This post is dedicated to my father-in-law, James Lombardo.
Hello, my name is Jason Schlosberg. And I have an addiction to photography.
Yes, I feel incomplete without a camera nearby. I get the jitters if I am unable to capture a beautiful scene because I left my trusty Canon at home. While vacations are primarily to enjoy family time, my wife, Donna, notices that I’m on edge if I’m asked to leave my camera in the hotel room. She believes sunsets should be reserved for romantic coupling. I can’t say I blame her, but sometimes addictions make one think irrationally.
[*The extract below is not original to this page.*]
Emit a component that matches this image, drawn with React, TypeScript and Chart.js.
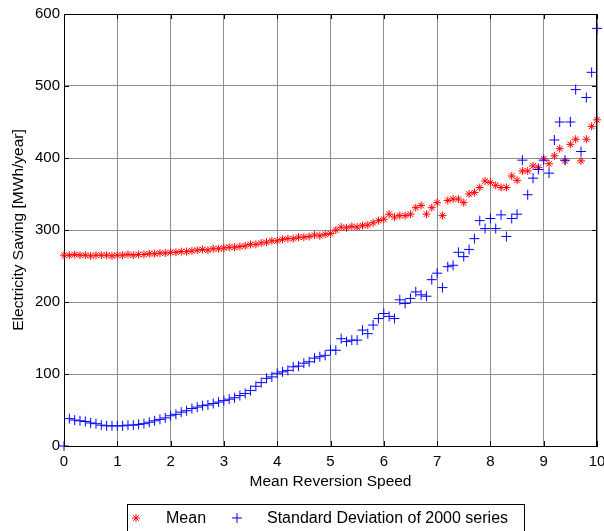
import React, { useEffect, useRef } from 'react';
import { Chart, registerables } from 'chart.js';

Chart.register(...registerables);

// ---- data -------------------------------------------------------------
const speed = [
  0, 0.1, 0.2, 0.3, 0.4, 0.5, 0.6, 0.7, 0.8, 0.9,
  1, 1.1, 1.2, 1.3, 1.4, 1.5, 1.6, 1.7, 1.8, 1.9,
  2, 2.1, 2.2, 2.3, 2.4, 2.5, 2.6, 2.7, 2.8, 2.9,
  3, 3.1, 3.2, 3.3, 3.4, 3.5, 3.6, 3.7, 3.8, 3.9,
  4, 4.1, 4.2, 4.3, 4.4, 4.5, 4.6, 4.7, 4.8, 4.9,
  5, 5.1, 5.2, 5.3, 5.4, 5.5, 5.6, 5.7, 5.8, 5.9,
  6, 6.1, 6.2, 6.3, 6.4, 6.5, 6.6, 6.7, 6.8, 6.9,
  7, 7.1, 7.2, 7.3, 7.4, 7.5, 7.6, 7.7, 7.8, 7.9,
  8, 8.1, 8.2, 8.3, 8.4, 8.5, 8.6, 8.7, 8.8, 8.9,
  9, 9.1, 9.2, 9.3, 9.4, 9.5, 9.6, 9.7, 9.8, 9.9,
  10,
];

const meanSaving = [
  265, 265, 266, 265, 265, 264, 265, 265, 265, 264,
  265, 265, 266, 265, 266, 266, 267, 267, 268, 268,
  269, 269, 270, 270, 271, 272, 273, 272, 274, 274,
  275, 276, 276, 277, 278, 280, 280, 282, 283, 285,
  285, 287, 288, 288, 290, 290, 291, 293, 292, 294,
  295, 300, 304, 303, 305, 304, 306, 307, 310, 313,
  315, 322, 318, 320, 320, 322, 331, 334, 322, 331,
  338, 320, 341, 343, 343, 338, 350, 352, 359, 368,
  366, 362, 359, 359, 375, 369, 382, 382, 389, 387,
  399, 392, 403, 413, 396, 419, 426, 396, 426, 444,
  453,
];

const stdSaving = [
  0, 38, 36, 35, 34, 32, 31, 29, 28, 28,
  28, 28, 29, 29, 30, 31, 33, 35, 37, 39,
  42, 44, 47, 49, 52, 54, 56, 57, 59, 61,
  63, 65, 67, 70, 73, 77, 83, 88, 94, 96,
  101, 103, 105, 110, 111, 115, 117, 122, 124, 126,
  133, 133, 149, 145, 147, 147, 161, 156, 168, 177,
  184, 180, 177, 203, 198, 205, 214, 210, 208, 231,
  240, 220, 249, 251, 269, 263, 273, 288, 313, 302,
  316, 302, 321, 291, 316, 322, 397, 349, 372, 384,
  397, 379, 425, 450, 397, 450, 495, 409, 484, 519,
  580,
];

const xTicks = [0, 1, 2, 3, 4, 5, 6, 7, 8, 9, 10];
const yTicks = [0, 100, 200, 300, 400, 500, 600];
const seriesLabels = ['Mean', 'Standard Deviation of 2000 series'];
const xTitle = 'Mean Reversion Speed';
const yTitle = 'Electricity Saving [MWh/year]';

// ---- styling ----------------------------------------------------------
const FONT = '"Liberation Sans", Arial, Helvetica, sans-serif';
const RED = '#ff0000';
const BLUE = '#0000ff';
const GRID = '#8e8e8e';

function drawStar(ctx: CanvasRenderingContext2D, x: number, y: number, r: number) {
  const d = r * Math.SQRT1_2;
  ctx.beginPath();
  ctx.moveTo(x - r, y); ctx.lineTo(x + r, y);
  ctx.moveTo(x, y - r); ctx.lineTo(x, y + r);
  ctx.moveTo(x - d, y - d); ctx.lineTo(x + d, y + d);
  ctx.moveTo(x - d, y + d); ctx.lineTo(x + d, y - d);
  ctx.stroke();
}
function drawPlus(ctx: CanvasRenderingContext2D, x: number, y: number, r: number) {
  ctx.beginPath();
  ctx.moveTo(x - r, y); ctx.lineTo(x + r, y);
  ctx.moveTo(x, y - r); ctx.lineTo(x, y + r);
  ctx.stroke();
}

const framePlugin = {
  id: 'frameAndLegend',
  afterDraw(chart: any) {
    const { ctx, chartArea: a, scales } = chart;
    ctx.save();
    // frame (top + right; left/bottom are axis borders)
    ctx.strokeStyle = '#000';
    ctx.lineWidth = 1;
    ctx.beginPath();
    ctx.moveTo(a.left, a.top + 0.5);
    ctx.lineTo(a.right, a.top + 0.5);
    ctx.moveTo(a.right - 0.5, a.top);
    ctx.lineTo(a.right - 0.5, a.bottom);
    ctx.stroke();
    // inward tick marks
    const tl = 5;
    ctx.beginPath();
    xTicks.forEach((v) => {
      const px = Math.round(scales.x.getPixelForValue(v)) + 0.5;
      ctx.moveTo(px, a.bottom); ctx.lineTo(px, a.bottom - tl);
      ctx.moveTo(px, a.top); ctx.lineTo(px, a.top + tl);
    });
    yTicks.forEach((v) => {
      const py = Math.round(scales.y.getPixelForValue(v)) + 0.5;
      ctx.moveTo(a.left, py); ctx.lineTo(a.left + tl, py);
      ctx.moveTo(a.right, py); ctx.lineTo(a.right - tl, py);
    });
    ctx.stroke();

    // legend box
    ctx.strokeStyle = '#000';
    ctx.lineWidth = 1;
    ctx.strokeRect(127.5, 504.5, 397, 40);
    ctx.lineWidth = 1;
    ctx.strokeStyle = RED;
    drawStar(ctx, 136, 518, 4);
    ctx.strokeStyle = BLUE;
    drawPlus(ctx, 237, 518, 5);
    ctx.fillStyle = '#000';
    ctx.font = `16px ${FONT}`;
    ctx.textBaseline = 'middle';
    ctx.textAlign = 'left';
    ctx.fillText(seriesLabels[0], 166, 519);
    ctx.fillText(seriesLabels[1], 267, 519);
    ctx.restore();
  },
};

export default function App() {
  const ref = useRef<HTMLCanvasElement>(null);

  useEffect(() => {
    if (!ref.current) return;
    Chart.defaults.font.family = FONT;
    const chart = new Chart(ref.current, {
      type: 'scatter',
      data: {
        datasets: [
          {
            label: seriesLabels[1],
            data: speed.map((x, i) => ({ x, y: stdSaving[i] })),
            pointStyle: 'cross',
            pointRadius: 5,
            pointBorderWidth: 1,
            borderColor: BLUE,
            backgroundColor: BLUE,
            showLine: false,
            clip: false,
            order: 0,
          },
          {
            label: seriesLabels[0],
            data: speed.map((x, i) => ({ x, y: meanSaving[i] })),
            pointStyle: 'star',
            pointRadius: 4,
            pointBorderWidth: 1,
            borderColor: RED,
            backgroundColor: RED,
            showLine: false,
            clip: false,
            order: 1,
          },
        ],
      } as any,
      options: {
        responsive: false,
        devicePixelRatio: 1,
        animation: false,
        layout: { padding: { top: 14, right: 7, left: 0, bottom: 0 } },
        plugins: {
          legend: { display: false },
          tooltip: { enabled: false },
        },
        events: [],
        scales: {
          x: {
            type: 'linear',
            min: 0,
            max: 10,
            afterBuildTicks: (s: any) => { s.ticks = xTicks.map((v) => ({ value: v })); },
            ticks: { color: '#000', padding: 7, font: { size: 15 }, maxRotation: 0, autoSkip: false },
            grid: { color: GRID, lineWidth: 1, drawTicks: false },
            border: { color: '#000', width: 1 },
            title: {
              display: true,
              text: xTitle,
              color: '#000',
              font: { size: 15.5 },
              padding: { top: 0, bottom: 40 },
            },
            afterFit: (s: any) => { s.height = 85; s.paddingLeft = 0; s.paddingRight = 0; },
          },
          y: {
            type: 'linear',
            min: 0,
            max: 600,
            afterBuildTicks: (s: any) => { s.ticks = yTicks.map((v) => ({ value: v })); },
            ticks: { color: '#000', padding: 4, font: { size: 15 } },
            grid: { color: GRID, lineWidth: 1, drawTicks: false },
            border: { color: '#000', width: 1 },
            title: {
              display: true,
              text: yTitle,
              color: '#000',
              font: { size: 15.5 },
              padding: { top: 9, bottom: 0 },
            },
            afterFit: (s: any) => { s.width = 64; s.paddingTop = 0; s.paddingBottom = 0; },
          },
        },
      } as any,
      plugins: [framePlugin],
    });
    return () => chart.destroy();
  }, []);

  return (
    <div style={{ position: 'fixed', left: 0, top: 0, width: 604, height: 531, background: '#fff' }}>
      <canvas ref={ref} width={604} height={531} style={{ display: 'block', width: 604, height: 531 }} />
    </div>
  );
}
Great photographic opportunities are fleeting. In landscape photography, the lighting and other conditions change within moments, never to be captured again. The greatest outdoor photographers spend hours, if not days, in the same location, waiting for the perfect composition of sky and light. Patience is a key ingredient to capture an image sufficiently powerful to take the edge off of the addiction.
The addiction is felt more clearly with the added variables of urban and life scenes. Cars pass by, people move, incidents occur, all within a blink of an eye. Sometimes I wish I had a camera surgically inserted in my optic nerve so I would never have to leave my camera behind.
While these are all of the conscious reasons for my addiction, I have had another reason that I don’t usually talk about. It’s about memories. Professional photographers usually talk about the scene, the moment, and the capture. The hokey idea about capturing memories is something reserved for amateurs with their point-and-shoots taking pictures of their kids without concern of f-stop, shutter speed, ISO, lighting conditions, or even negative space.
In my personal life, there aren’t many people in my family that take pictures at every event. That’s probably because I’m already there, DSLR and additional lighting equipment in tow, sometimes at the expense of annoying certain relatives who think it’s “too much.”
Everyone has their own personal reasons for wanting to capture memories. For me, I think it has been somewhat unconscious until recently. I never really knew my grandparents. My maternal grandfather died before I was born and both my grandmothers died when I was about 2 years old. My paternal grandfather passed when I was 7 years old. While I do remember him, my memories are dim and sparse. While there are a few pictures of these people in some albums, it just hasn’t been enough.
When my daughter was born, one of my biggest fears was that she would not know her grandparents. In fact, we have even second-guessed our own decision to not having children until we were in our mid-thirties. Very recently, my father-in-law, Jim Lombardo, passed away. My daughter is only 7 months old.
Jim was a wonderful father-in-law. We had similar off-color senses of humor. He had a big heart and was always offering support and a helping hand without being asked. He grew up in Manhattan near the Brooklyn Bridge, so I sometimes called him the Prince of the Lower East Side. Not because he acted like royalty, but to the contrary. He was a mensch, which is a Yiddish word describing someone as a person with integrity and honor, sometimes misinterpreted into English as a “prince.” When I got Donna’s engagement ring, I went to Jim to ask for his blessing, telling him it would be an honor to call him my father-in-law. He told me that he already considered me part of the family.
After Jim passed, I started looking for photographs. I found quite a few and put some up on my personal Facebook account to share with family and friends. I included photos of our trips to Aruba and Alaska and at family events. One of my favorites is of him and me posing like muscle men while wearing tuxedos at my wedding. There is also a shot of Jim with my brother-in-law, Dominick, and my daughter. It was the last time we spent with him at home before he went to the hospital.
When I posted that last one, Dominick immediately made it his profile picture. He also wrote, “All these captured moments are thanks to my brother in law who never put down his camera – thank you, Jason.”
Since Jim’s death, I have experienced significant waves of emotion. Once again my eyes welled up with Dominick’s appreciation and with my own realization that part of my motivation for photography is to capture memories for moments just like this. It didn’t matter that the lighting was harsh or that I took the photo with my video camera, which produced somewhat noisy, low-res photos. I captured a moment of Jim, Dom, and Jocelyn all looking happy and within each others arms. My addiction was suddenly justified.